EXERCISE BRIEF: Restate the whole listing word for word. Pictures are left out.

COLLECTED MATERIAL:
▼▼▼

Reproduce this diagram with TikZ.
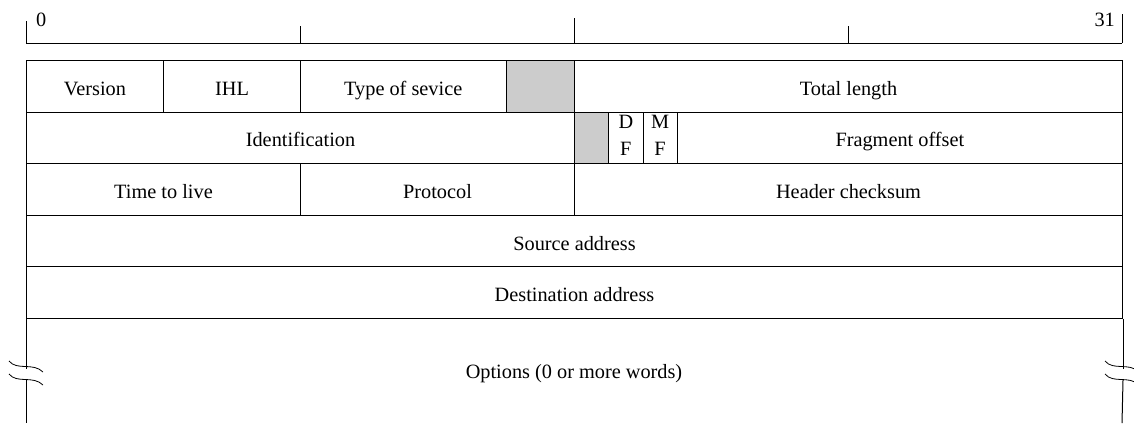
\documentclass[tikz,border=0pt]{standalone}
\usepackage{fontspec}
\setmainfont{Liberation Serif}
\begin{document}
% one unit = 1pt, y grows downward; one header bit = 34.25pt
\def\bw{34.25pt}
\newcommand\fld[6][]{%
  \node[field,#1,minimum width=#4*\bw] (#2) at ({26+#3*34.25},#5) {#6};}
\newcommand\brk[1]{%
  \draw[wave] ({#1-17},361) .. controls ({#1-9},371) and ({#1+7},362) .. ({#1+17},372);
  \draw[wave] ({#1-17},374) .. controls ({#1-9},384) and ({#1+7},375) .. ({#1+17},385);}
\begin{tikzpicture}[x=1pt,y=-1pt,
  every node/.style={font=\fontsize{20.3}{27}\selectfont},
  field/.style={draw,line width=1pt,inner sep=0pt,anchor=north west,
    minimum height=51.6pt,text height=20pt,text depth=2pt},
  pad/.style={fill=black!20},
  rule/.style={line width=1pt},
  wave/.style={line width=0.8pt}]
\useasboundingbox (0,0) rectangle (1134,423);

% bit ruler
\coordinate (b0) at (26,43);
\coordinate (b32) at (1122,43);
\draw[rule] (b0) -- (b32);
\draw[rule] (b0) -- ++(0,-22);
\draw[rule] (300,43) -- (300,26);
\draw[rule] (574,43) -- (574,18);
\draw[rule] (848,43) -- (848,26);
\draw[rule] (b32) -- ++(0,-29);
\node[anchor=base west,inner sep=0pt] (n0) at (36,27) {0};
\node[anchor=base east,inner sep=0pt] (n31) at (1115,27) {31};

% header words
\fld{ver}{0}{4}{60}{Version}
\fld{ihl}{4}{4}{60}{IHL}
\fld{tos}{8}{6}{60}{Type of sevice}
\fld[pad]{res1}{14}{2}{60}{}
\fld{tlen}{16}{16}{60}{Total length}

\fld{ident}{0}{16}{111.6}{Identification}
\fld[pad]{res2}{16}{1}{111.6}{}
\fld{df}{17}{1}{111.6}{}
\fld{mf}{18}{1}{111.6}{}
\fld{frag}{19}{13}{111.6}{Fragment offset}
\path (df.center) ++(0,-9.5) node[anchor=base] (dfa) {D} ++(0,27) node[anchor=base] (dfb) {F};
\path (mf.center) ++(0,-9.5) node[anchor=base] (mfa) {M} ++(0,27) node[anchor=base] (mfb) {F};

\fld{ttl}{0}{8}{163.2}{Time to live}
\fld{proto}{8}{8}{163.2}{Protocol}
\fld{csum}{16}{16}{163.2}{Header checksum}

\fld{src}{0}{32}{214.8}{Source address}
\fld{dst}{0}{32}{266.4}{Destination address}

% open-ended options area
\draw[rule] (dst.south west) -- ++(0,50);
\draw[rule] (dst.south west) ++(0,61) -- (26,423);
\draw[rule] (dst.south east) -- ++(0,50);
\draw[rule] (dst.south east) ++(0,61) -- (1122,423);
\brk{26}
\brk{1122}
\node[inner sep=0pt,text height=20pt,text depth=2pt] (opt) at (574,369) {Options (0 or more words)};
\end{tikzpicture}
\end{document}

▲▲▲

OUTPUT OF THE EXERCISE:
Reproduce this diagram with TikZ.
\documentclass[tikz,border=0pt]{standalone}
\usepackage{fontspec}
\setmainfont{Liberation Serif}
\begin{document}
% one unit = 1pt, y grows downward; one header bit = 34.25pt
\def\bw{34.25pt}
\newcommand\fld[6][]{%
  \node[field,#1,minimum width=#4*\bw] (#2) at ({26+#3*34.25},#5) {#6};}
\newcommand\brk[1]{%
  \draw[wave] ({#1-17},361) .. controls ({#1-9},371) and ({#1+7},362) .. ({#1+17},372);
  \draw[wave] ({#1-17},374) .. controls ({#1-9},384) and ({#1+7},375) .. ({#1+17},385);}
\begin{tikzpicture}[x=1pt,y=-1pt,
  every node/.style={font=\fontsize{20.3}{27}\selectfont},
  field/.style={draw,line width=1pt,inner sep=0pt,anchor=north west,
    minimum height=51.6pt,text height=20pt,text depth=2pt},
  pad/.style={fill=black!20},
  rule/.style={line width=1pt},
  wave/.style={line width=0.8pt}]
\useasboundingbox (0,0) rectangle (1134,423);

% bit ruler
\coordinate (b0) at (26,43);
\coordinate (b32) at (1122,43);
\draw[rule] (b0) -- (b32);
\draw[rule] (b0) -- ++(0,-22);
\draw[rule] (300,43) -- (300,26);
\draw[rule] (574,43) -- (574,18);
\draw[rule] (848,43) -- (848,26);
\draw[rule] (b32) -- ++(0,-29);
\node[anchor=base west,inner sep=0pt] (n0) at (36,27) {0};
\node[anchor=base east,inner sep=0pt] (n31) at (1115,27) {31};

% header words
\fld{ver}{0}{4}{60}{Version}
\fld{ihl}{4}{4}{60}{IHL}
\fld{tos}{8}{6}{60}{Type of sevice}
\fld[pad]{res1}{14}{2}{60}{}
\fld{tlen}{16}{16}{60}{Total length}

\fld{ident}{0}{16}{111.6}{Identification}
\fld[pad]{res2}{16}{1}{111.6}{}
\fld{df}{17}{1}{111.6}{}
\fld{mf}{18}{1}{111.6}{}
\fld{frag}{19}{13}{111.6}{Fragment offset}
\path (df.center) ++(0,-9.5) node[anchor=base] (dfa) {D} ++(0,27) node[anchor=base] (dfb) {F};
\path (mf.center) ++(0,-9.5) node[anchor=base] (mfa) {M} ++(0,27) node[anchor=base] (mfb) {F};

\fld{ttl}{0}{8}{163.2}{Time to live}
\fld{proto}{8}{8}{163.2}{Protocol}
\fld{csum}{16}{16}{163.2}{Header checksum}

\fld{src}{0}{32}{214.8}{Source address}
\fld{dst}{0}{32}{266.4}{Destination address}

% open-ended options area
\draw[rule] (dst.south west) -- ++(0,50);
\draw[rule] (dst.south west) ++(0,61) -- (26,423);
\draw[rule] (dst.south east) -- ++(0,50);
\draw[rule] (dst.south east) ++(0,61) -- (1122,423);
\brk{26}
\brk{1122}
\node[inner sep=0pt,text height=20pt,text depth=2pt] (opt) at (574,369) {Options (0 or more words)};
\end{tikzpicture}
\end{document}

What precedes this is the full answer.